§ Exercise brief: In the listing that follows, retype every line from the first through the one containing "series_names = ['ICU". Pictures are to be left out.

§ Raw data:

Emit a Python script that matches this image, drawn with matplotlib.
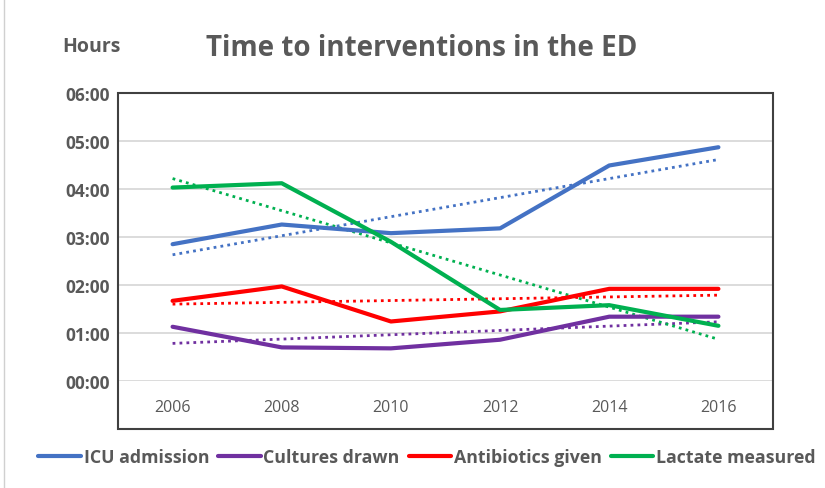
#!/usr/bin/env python
'''Time to interventions in the ED - line chart with linear trends'''

import matplotlib
matplotlib.use('Agg')
import matplotlib.pyplot as plt
from matplotlib.patches import Rectangle
from matplotlib.lines import Line2D
import numpy as np

years = ['2006', '2008', '2010', '2012', '2014', '2016']
series_names = ['ICU admission', 'Cultures drawn', 'Antibiotics given', 'Lactate measured']

# hours
icu_admission = [2.85, 3.26, 3.08, 3.18, 4.49, 4.87]
cultures_drawn = [1.13, 0.70, 0.68, 0.86, 1.34, 1.34]
antibiotics_given = [1.67, 1.97, 1.24, 1.45, 1.92, 1.92]
lactate_measured = [4.03, 4.12, 2.90, 1.48, 1.58, 1.15]

y_ticks = [0, 1, 2, 3, 4, 5, 6]
y_tick_labels = ['00:00', '01:00', '02:00', '03:00', '04:00', '05:00', '06:00']

colors = ['#4472C4', '#7030A0', '#FF0000', '#00B050']
grey = '#595959'

plt.rcParams['font.family'] = ['Open Sans', 'DejaVu Sans']

fig = plt.figure(figsize=(8.25, 4.89), dpi=100)
ax = fig.add_axes([118/825, 1-382/489, (773-118)/825, (382-94)/489])

x = np.arange(len(years))
all_series = [icu_admission, cultures_drawn, antibiotics_given, lactate_measured]

for vals, col, name in zip(all_series, colors, series_names):
    ax.plot(x, vals, color=col, lw=3.0, solid_capstyle='round', zorder=3, label=name)
    # linear trendline
    k, n = np.polyfit(x, vals, 1)
    ax.plot(x, k*x + n, color=col, lw=2.0, ls=(0, (1, 1.5)), zorder=2)

ax.set_xlim(-0.5, len(years) - 0.5)
ax.set_ylim(0, 6)
ax.set_yticks(y_ticks)
ax.set_yticklabels(y_tick_labels, fontsize=12.5, fontweight='bold', color=grey)
ax.set_xticks(x)
ax.set_xticklabels(years, fontsize=11.5, color=grey)
ax.tick_params(axis='both', length=0)
ax.tick_params(axis='y', pad=6)
ax.tick_params(axis='x', pad=13)
ax.yaxis.grid(True, color='#D9D9D9', lw=1.3)
ax.set_axisbelow(True)
for s in ax.spines.values():
    s.set_visible(False)

# border around plot area incl. category labels
box = Rectangle((118/825, 1-430/489), (773-118)/825, (430-94)/489,
                transform=fig.transFigure, fill=False, edgecolor='#404040', lw=1.5)
fig.patches.append(box)
fig.add_artist(Line2D([4/825, 4/825], [0, 1], color='#D0D0D0', lw=1))

fig.text(62/825, 1-47/489, 'Hours', fontsize=14, fontweight='bold', color=grey,
         ha='left', va='center')
fig.text(422/825, 1-48/489, 'Time to interventions in the ED', fontsize=20,
         fontweight='bold', color=grey, ha='center', va='center')

handles = [Line2D([], [], color=c, lw=3.0, solid_capstyle='round') for c in colors]
fig.legend(handles, series_names, loc='center', bbox_to_anchor=(427/825, 1-458/489),
           ncol=4, frameon=False, handlelength=2.4, handletextpad=0.15,
           columnspacing=0.5, prop={'size': 12.8, 'weight': 'bold'}, labelcolor=grey)

fig.savefig('out.png', dpi=100)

§ Solution:
Emit a Python script that matches this image, drawn with matplotlib.
#!/usr/bin/env python
'''Time to interventions in the ED - line chart with linear trends'''

import matplotlib
matplotlib.use('Agg')
import matplotlib.pyplot as plt
from matplotlib.patches import Rectangle
from matplotlib.lines import Line2D
import numpy as np

years = ['2006', '2008', '2010', '2012', '2014', '2016']
series_names = ['ICU admission', 'Cultures drawn', 'Antibiotics given', 'Lactate measured']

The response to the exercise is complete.